U.S. Treasury yields dipped on Wednesday as investors looked to key economic data ahead that could provide hints about the outlook for interest rates.

At 4:26 a.m. ET, the yield on the 10-year Treasury yield was down by over one basis point to 4.3013%. The 2-year Treasury yield was last more than one basis point lower to 4.6933%.

Yields and prices move in opposite directions. One basis point equals 0.01%.

Investors considered what could be ahead for monetary policy, especially interest rates, as they awaited key economic data.

The personal consumption expenditures price index is due Thursday and investors are hoping it will signal that inflation is easing.
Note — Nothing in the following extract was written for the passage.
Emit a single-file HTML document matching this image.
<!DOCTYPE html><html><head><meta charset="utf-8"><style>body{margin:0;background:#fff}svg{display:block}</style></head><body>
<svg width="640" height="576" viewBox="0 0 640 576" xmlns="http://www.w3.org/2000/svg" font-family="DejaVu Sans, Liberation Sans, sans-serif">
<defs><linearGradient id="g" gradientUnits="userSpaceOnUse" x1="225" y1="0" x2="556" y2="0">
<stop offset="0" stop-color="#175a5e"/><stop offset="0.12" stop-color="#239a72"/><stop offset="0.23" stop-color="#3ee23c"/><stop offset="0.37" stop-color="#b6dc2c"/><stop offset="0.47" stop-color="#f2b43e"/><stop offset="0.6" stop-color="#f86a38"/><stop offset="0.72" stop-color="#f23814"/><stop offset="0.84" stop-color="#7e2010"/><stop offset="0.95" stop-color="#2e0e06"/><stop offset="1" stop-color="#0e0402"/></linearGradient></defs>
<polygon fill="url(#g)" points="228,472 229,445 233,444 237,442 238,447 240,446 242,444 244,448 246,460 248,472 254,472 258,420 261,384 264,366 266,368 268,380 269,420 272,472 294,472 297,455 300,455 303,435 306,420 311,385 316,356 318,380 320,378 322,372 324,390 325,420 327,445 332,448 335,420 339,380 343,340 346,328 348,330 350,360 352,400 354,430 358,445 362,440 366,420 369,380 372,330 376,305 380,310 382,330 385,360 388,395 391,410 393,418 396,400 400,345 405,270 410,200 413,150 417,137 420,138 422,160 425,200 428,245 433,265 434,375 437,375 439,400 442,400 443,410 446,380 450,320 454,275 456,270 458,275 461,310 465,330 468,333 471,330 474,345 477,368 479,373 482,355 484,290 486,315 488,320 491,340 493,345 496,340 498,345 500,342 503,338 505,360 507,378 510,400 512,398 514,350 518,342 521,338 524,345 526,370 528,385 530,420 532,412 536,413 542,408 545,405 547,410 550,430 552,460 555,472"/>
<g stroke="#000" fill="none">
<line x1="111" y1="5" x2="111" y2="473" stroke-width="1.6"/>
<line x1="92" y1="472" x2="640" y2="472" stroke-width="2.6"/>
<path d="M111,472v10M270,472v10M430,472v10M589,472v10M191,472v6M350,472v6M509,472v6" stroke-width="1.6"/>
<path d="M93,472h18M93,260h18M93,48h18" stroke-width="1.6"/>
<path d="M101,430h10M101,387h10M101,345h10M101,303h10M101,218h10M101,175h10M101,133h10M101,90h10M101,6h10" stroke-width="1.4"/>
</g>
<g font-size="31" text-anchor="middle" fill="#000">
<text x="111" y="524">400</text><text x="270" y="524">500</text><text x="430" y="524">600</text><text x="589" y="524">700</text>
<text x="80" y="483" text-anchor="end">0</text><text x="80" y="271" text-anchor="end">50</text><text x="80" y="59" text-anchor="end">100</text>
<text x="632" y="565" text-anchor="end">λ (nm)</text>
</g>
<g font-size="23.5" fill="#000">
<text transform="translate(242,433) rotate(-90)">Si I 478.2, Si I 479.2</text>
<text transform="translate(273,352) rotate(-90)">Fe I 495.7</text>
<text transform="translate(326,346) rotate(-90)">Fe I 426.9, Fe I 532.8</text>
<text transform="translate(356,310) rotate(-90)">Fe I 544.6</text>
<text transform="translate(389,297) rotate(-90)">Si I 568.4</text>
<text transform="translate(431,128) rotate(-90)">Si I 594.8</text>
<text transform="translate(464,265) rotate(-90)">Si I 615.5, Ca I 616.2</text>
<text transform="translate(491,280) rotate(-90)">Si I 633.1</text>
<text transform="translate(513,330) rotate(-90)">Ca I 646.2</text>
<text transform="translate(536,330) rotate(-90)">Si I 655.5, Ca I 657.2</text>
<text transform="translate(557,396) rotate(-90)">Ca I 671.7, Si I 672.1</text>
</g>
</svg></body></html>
The PCE is a key inflation gauge for the Federal Reserve and policymakers have said they are looking for more evidence that pressures from elevated prices cooling before making decisions around interest rate cuts.

January’s consumer and producer price indexes both came in above expectations, prompting investors to push back expectations for when the first interest rate cut will take place. The first rate cut was last priced in for June, several months later than the March date investors had still been hoping for in early January.

Investors have been hoping that rate cuts will start sooner rather than later as fears about the impact of elevated rates on the economy, particularly whether they could lead to a recession, have continued.

Data released on Tuesday suggested that consumer confidence is declining as concerns about the labor market cooling and an unstable political landscape take hold. Meanwhile, the latest durable goods orders report reflected a 6.1% decline, which was more than expected.